According to the writer of the commentary I’m using (and they don’t all agree), Moses likely meant 24 hr day, which kind of threw me given all we’ve been talking about here. But he also said that Moses didn’t write a science textbook. The point he was trying to make wasn’t “how” God created everything, or “how long” it took him, but rather “that” God created everything, and when he created it, it was good. Whether ‘yom’ means day or a billion years is a scientific question, and Moses probably wasn’t trying to speak scientifically.
Wanna trade cards?
Comment by: danielg
60>> The difference between what you’re saying and science is that science has evidence. You just have assertions backed up with no evidence.
What I am saying is that you are trusting primarily historical evidence, not empirical.
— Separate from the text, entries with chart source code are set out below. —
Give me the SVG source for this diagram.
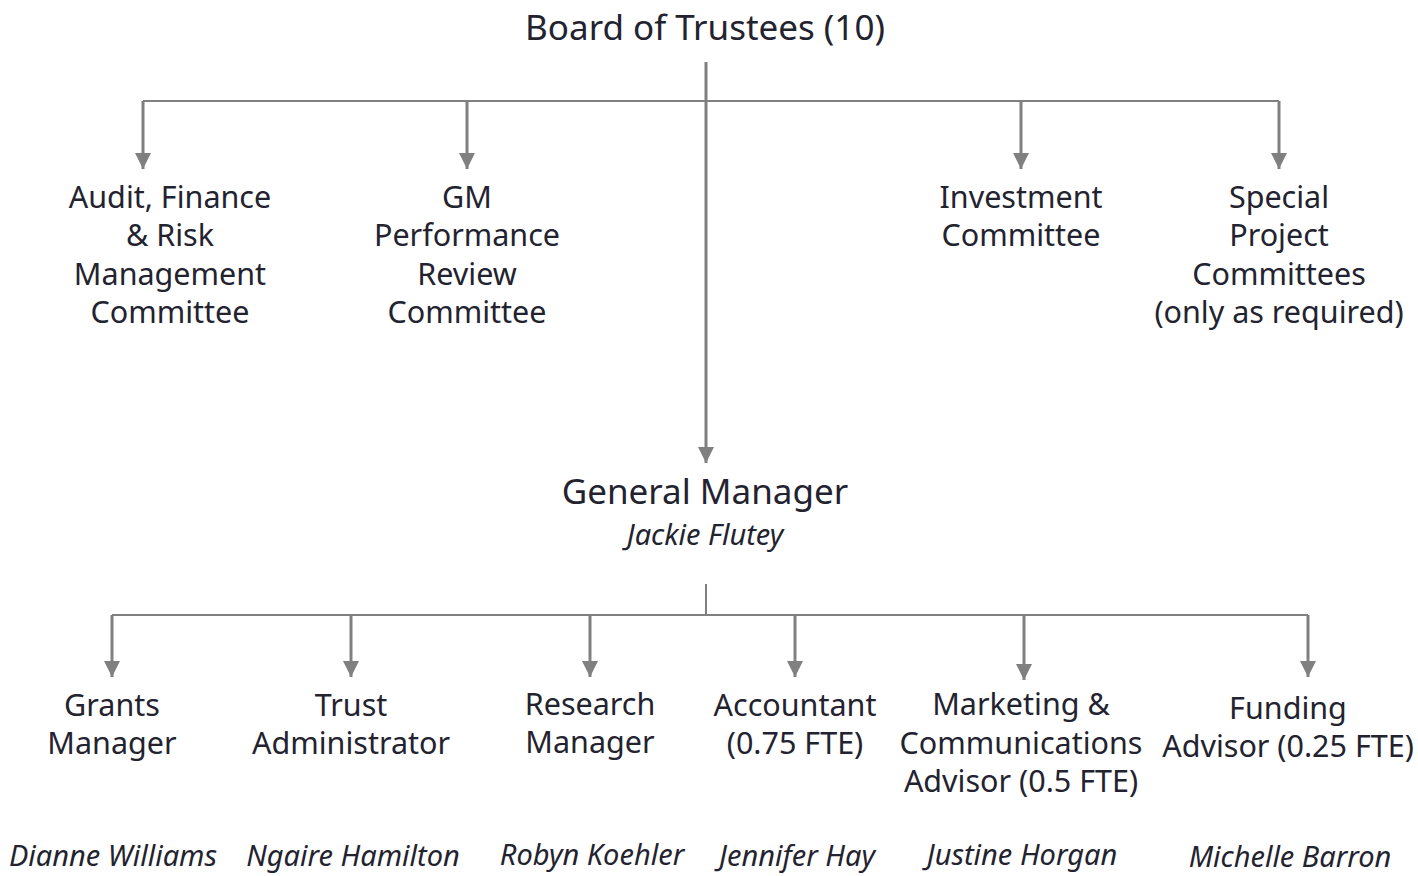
<svg xmlns="http://www.w3.org/2000/svg" width="1418" height="876" viewBox="0 0 1418 876">
<defs>
<marker id="ah" viewBox="0 0 10 10" refX="10" refY="5" markerWidth="16" markerHeight="16" markerUnits="userSpaceOnUse" orient="auto"><path d="M0,0 L10,5 L0,10 z" fill="#808080"/></marker>
<style>
.t{font-family:"Noto Sans",Lato,sans-serif;fill:#23232f;text-anchor:middle}
.h{font-size:35px}
.n{font-size:30.5px}
.i{font-size:29px;font-style:italic}
.c{stroke:#808080;stroke-width:2;fill:none}
.a{stroke:#808080;stroke-width:3;fill:none;marker-end:url(#ah)}
</style>
</defs>
<rect width="1418" height="876" fill="#fff"/>
<g id="connectors">
<line class="a" x1="706" y1="62" x2="706" y2="463"/>
<line class="c" x1="143" y1="101" x2="1279" y2="101"/>
<line class="a" x1="143" y1="101" x2="143" y2="169"/>
<line class="a" x1="467" y1="101" x2="467" y2="169"/>
<line class="a" x1="1021" y1="101" x2="1021" y2="169"/>
<line class="a" x1="1279" y1="101" x2="1279" y2="169"/>
<line class="c" x1="706" y1="584" x2="706" y2="615"/>
<line class="c" x1="112" y1="615" x2="1308" y2="615"/>
<line class="a" x1="112" y1="615" x2="112" y2="677"/>
<line class="a" x1="351" y1="615" x2="351" y2="677"/>
<line class="a" x1="590" y1="615" x2="590" y2="677"/>
<line class="a" x1="795" y1="615" x2="795" y2="677"/>
<line class="a" x1="1024" y1="615" x2="1024" y2="680"/>
<line class="a" x1="1308" y1="615" x2="1308" y2="677"/>
</g>
<g id="board"><text class="t h" x="705" y="40">Board of Trustees (10)</text></g>
<g id="audit"><text class="t n" x="170" y="208">Audit, Finance</text><text class="t n" x="170" y="246">&amp; Risk</text><text class="t n" x="170" y="285">Management</text><text class="t n" x="170" y="323">Committee</text></g>
<g id="gmreview"><text class="t n" x="467" y="208">GM</text><text class="t n" x="467" y="246">Performance</text><text class="t n" x="467" y="285">Review</text><text class="t n" x="467" y="323">Committee</text></g>
<g id="investment"><text class="t n" x="1021" y="208">Investment</text><text class="t n" x="1021" y="246">Committee</text></g>
<g id="special"><text class="t n" x="1279" y="208">Special</text><text class="t n" x="1279" y="246">Project</text><text class="t n" x="1279" y="285">Committees</text><text class="t n" x="1279" y="323">(only as required)</text></g>
<g id="gm"><text class="t h" x="705" y="504">General Manager</text><text class="t i" x="705" y="545">Jackie Flutey</text></g>
<g id="grants"><text class="t n" x="112" y="716">Grants</text><text class="t n" x="112" y="754">Manager</text><text class="t i" x="113" y="866">Dianne Williams</text></g>
<g id="trust"><text class="t n" x="351" y="716">Trust</text><text class="t n" x="351" y="754">Administrator</text><text class="t i" x="353" y="866">Ngaire Hamilton</text></g>
<g id="research"><text class="t n" x="590" y="715">Research</text><text class="t n" x="590" y="753">Manager</text><text class="t i" x="592" y="865">Robyn Koehler</text></g>
<g id="accountant"><text class="t n" x="795" y="716">Accountant</text><text class="t n" x="795" y="754">(0.75 FTE)</text><text class="t i" x="797" y="866">Jennifer Hay</text></g>
<g id="marketing"><text class="t n" x="1021" y="715">Marketing &amp;</text><text class="t n" x="1021" y="754">Communications</text><text class="t n" x="1021" y="792">Advisor (0.5 FTE)</text><text class="t i" x="1022" y="865">Justine Horgan</text></g>
<g id="funding"><text class="t n" x="1288" y="719">Funding</text><text class="t n" x="1288" y="757">Advisor (0.25 FTE)</text><text class="t i" x="1290" y="867">Michelle Barron</text></g>
</svg>
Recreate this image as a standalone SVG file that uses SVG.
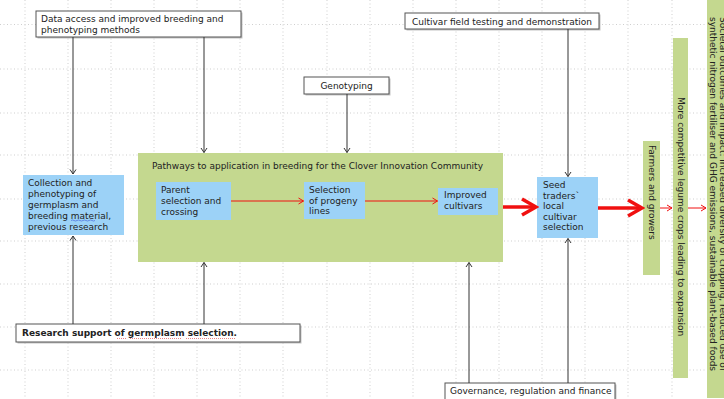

And the biblical record is not only supported by archaeology and rarely controverted by such, the bible’s amazing record in historical matters makes it, in some sense, it’s OWN evidence for it’s claims. That is not necessarily circular. It is evidence for my claim that there was an Adam and Eve.
Comment by: joe
61I’m sorry, you need to get out more. The historical record is even disputed within different biblical accounts, it is not taken to be a text-book by archaeologists any more than a science-book by scientists. Only a very strange archaeologist would take the bible to be anything more than an account produced from a certain point of view. Again you assert things which are blatantly not true.